• [What is needed] Where a line in the listing contains the string "chart", copy that line out.

══ Supplied records

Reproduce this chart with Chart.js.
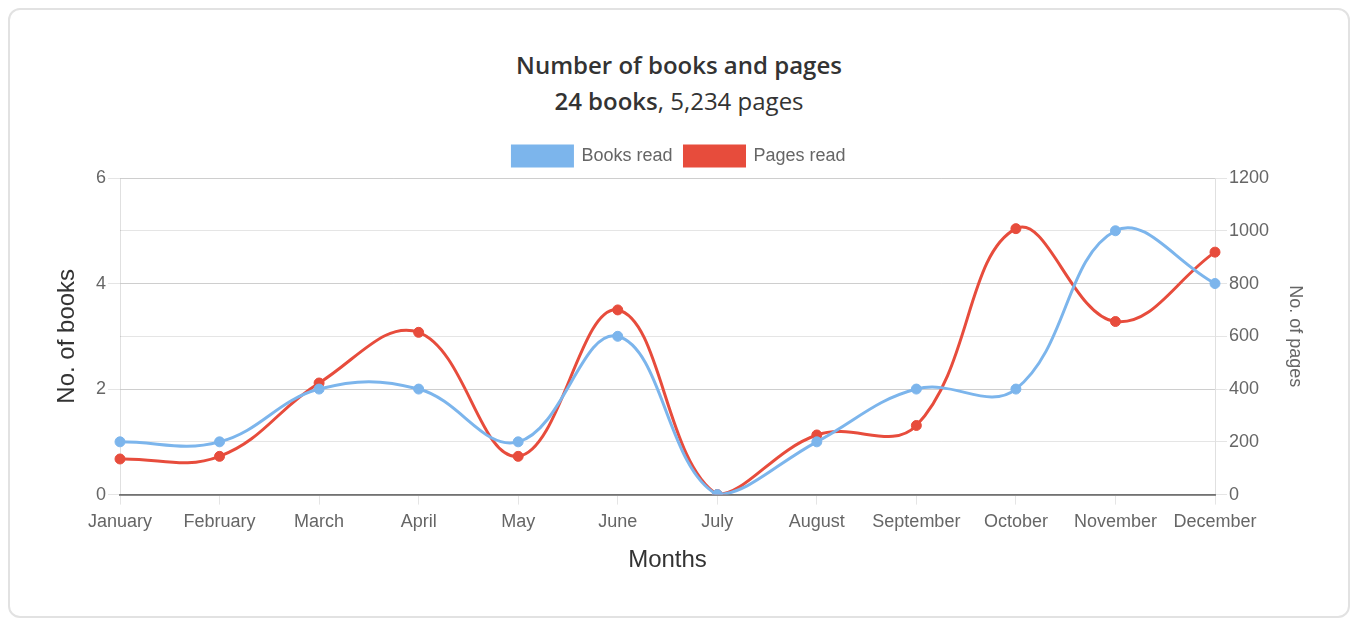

════
══ Supplied records

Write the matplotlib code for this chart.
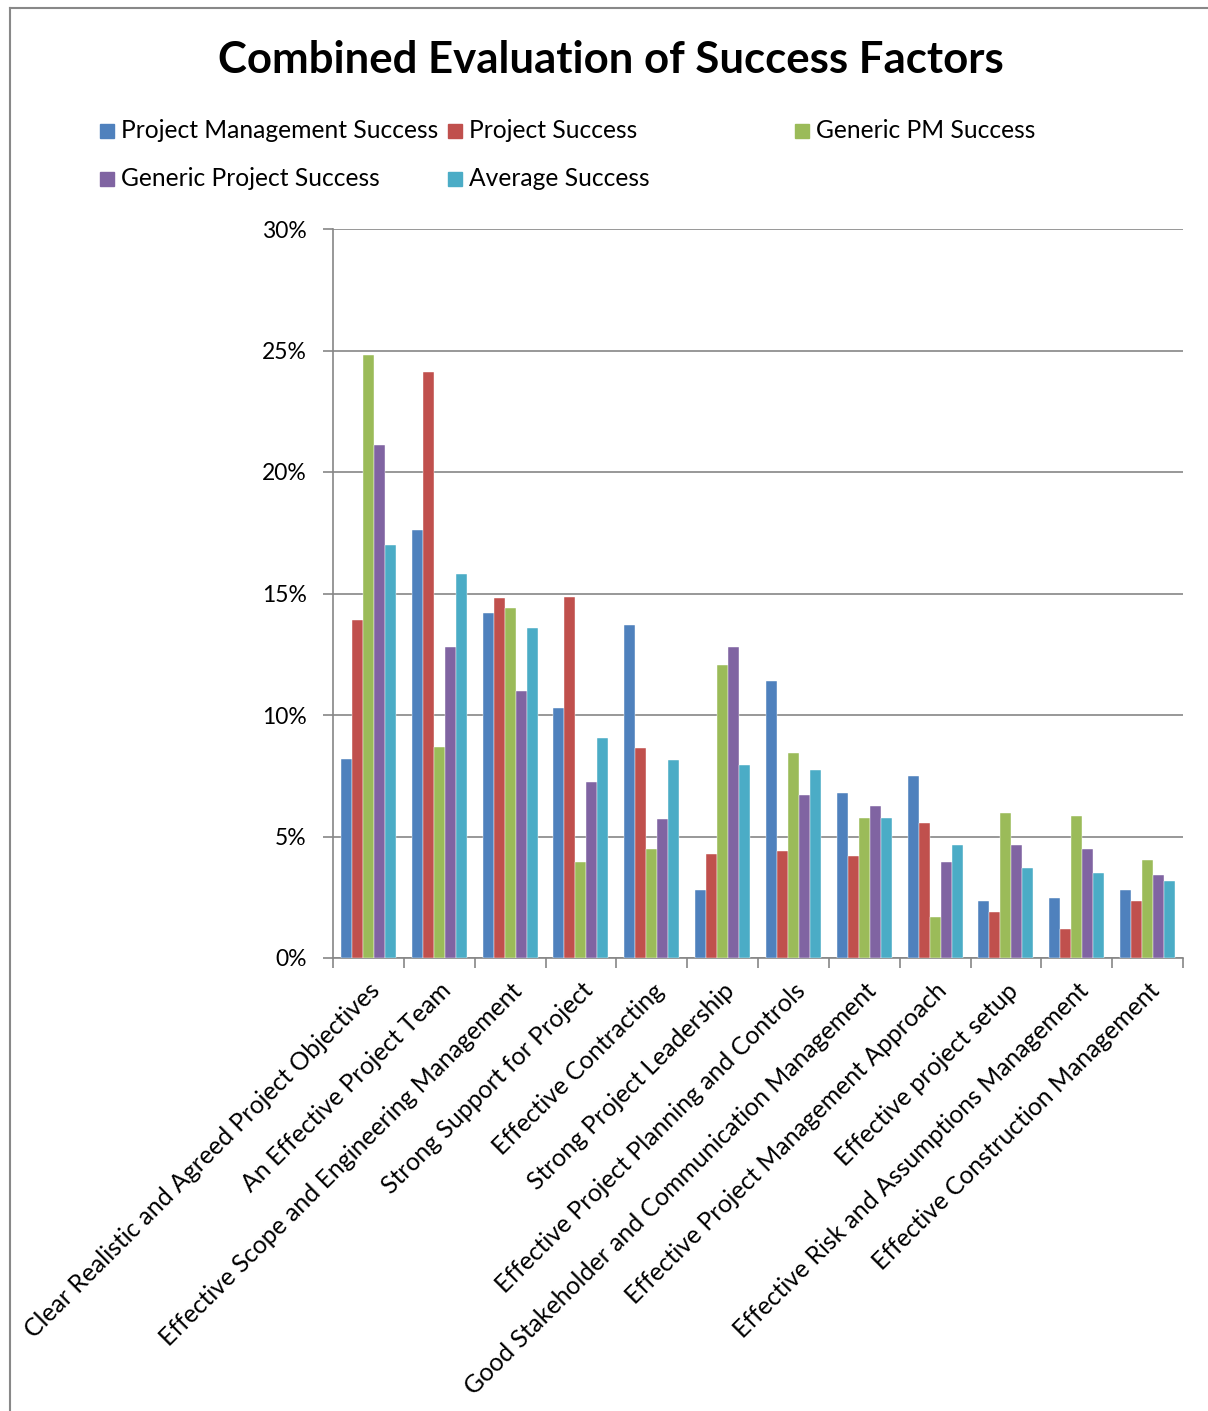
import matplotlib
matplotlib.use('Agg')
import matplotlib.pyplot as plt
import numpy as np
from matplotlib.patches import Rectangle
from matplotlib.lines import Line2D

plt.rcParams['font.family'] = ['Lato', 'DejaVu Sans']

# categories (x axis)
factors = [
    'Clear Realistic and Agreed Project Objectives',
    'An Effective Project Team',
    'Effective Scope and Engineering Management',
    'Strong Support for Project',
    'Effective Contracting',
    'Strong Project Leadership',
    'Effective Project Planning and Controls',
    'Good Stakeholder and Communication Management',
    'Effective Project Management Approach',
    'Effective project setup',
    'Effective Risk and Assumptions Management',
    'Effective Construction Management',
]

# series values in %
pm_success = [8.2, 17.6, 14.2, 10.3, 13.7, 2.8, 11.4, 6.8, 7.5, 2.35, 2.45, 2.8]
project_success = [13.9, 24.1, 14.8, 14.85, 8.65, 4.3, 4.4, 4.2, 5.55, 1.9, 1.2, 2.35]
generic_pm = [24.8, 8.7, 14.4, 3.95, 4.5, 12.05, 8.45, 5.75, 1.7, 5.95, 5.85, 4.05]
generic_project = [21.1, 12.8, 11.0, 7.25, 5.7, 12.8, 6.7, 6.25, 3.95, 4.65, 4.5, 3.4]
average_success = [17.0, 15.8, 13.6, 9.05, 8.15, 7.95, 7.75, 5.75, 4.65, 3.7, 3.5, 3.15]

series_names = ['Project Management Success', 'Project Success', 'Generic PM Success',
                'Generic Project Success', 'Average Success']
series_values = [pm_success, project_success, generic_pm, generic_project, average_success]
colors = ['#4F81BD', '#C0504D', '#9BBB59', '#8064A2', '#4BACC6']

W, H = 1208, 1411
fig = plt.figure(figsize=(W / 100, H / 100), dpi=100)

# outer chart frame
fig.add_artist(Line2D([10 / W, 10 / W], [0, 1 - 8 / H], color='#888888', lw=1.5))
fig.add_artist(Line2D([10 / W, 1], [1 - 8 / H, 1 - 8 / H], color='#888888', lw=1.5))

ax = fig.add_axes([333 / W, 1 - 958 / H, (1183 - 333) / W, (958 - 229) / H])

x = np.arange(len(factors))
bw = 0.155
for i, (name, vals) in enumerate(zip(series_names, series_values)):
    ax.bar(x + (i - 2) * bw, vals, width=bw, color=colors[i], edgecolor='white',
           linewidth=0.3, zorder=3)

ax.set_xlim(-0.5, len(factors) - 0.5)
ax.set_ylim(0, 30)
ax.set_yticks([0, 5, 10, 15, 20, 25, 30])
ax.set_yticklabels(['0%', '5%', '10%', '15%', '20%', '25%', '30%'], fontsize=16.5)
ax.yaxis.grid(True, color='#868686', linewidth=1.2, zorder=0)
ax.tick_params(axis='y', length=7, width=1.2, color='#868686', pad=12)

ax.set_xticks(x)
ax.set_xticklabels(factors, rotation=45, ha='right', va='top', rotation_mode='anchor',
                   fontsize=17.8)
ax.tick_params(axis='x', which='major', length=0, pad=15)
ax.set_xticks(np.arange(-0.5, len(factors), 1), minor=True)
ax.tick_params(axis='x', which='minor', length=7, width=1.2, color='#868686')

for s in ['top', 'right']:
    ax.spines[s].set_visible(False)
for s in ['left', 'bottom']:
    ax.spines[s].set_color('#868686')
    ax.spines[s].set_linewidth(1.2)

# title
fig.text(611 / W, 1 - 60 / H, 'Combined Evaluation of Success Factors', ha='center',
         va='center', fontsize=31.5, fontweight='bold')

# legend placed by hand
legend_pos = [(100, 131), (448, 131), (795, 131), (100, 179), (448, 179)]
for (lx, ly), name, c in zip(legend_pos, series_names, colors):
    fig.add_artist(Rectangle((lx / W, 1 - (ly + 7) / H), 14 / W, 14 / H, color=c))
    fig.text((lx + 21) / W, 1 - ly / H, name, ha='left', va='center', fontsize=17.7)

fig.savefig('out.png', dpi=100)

════

• [Reply to the task]
Reproduce this chart with Chart.js.
Write the matplotlib code for this chart.
# outer chart frame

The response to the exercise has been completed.